Israel has been divided after Prime Minister Benjamin Netanyahu passed legislation that altered the High Court’s authority to alter government law and check government officials. One provision prevents the High Court from being able to force a Prime Minister or an Attorney General to step down.
The Court’s questions hinted they believed the legislation was personal, was intended as revenge against the court, and that this might violate an agreement Netanyahu made to recuse himself from any legislation connected to ongoing corruption charges against him.

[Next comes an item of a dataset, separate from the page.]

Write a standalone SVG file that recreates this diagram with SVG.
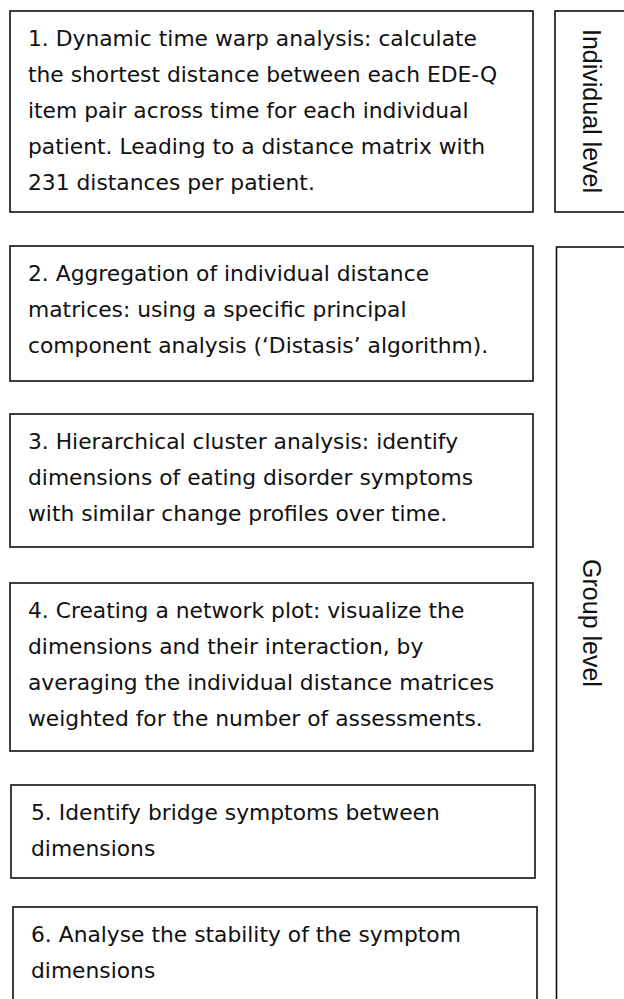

Hundreds of anti-government protesters demonstrate near Prime Minister Benjamin Netanyahu’s home on Gaza Street in Jerusalem ahead of today’s key High Court of Justice hearing on petitions against the coalition’s recusal law, which shields prime ministers from being forced by the court or by the attorney general to step down.
The controversial law — an amendment to a quasi-constitutional Basic Law — is widely seen as designed, among other things, to protect Netanyahu from the consequences of a conflict of interest agreement he signed in 2020 that allowed him to serve as premier while on trial for corruption charges. Under that deal, Netanyahu committed not to involve himself in judicial matters that could affect his ongoing trial.
The current government has been pushing through a comprehensive overhaul of the judiciary and Attorney General Gali Baharav-Miara has declared Netanyahu to be in violation of the deal, though she has said she isn’t considering ordering the premier to recuse himself.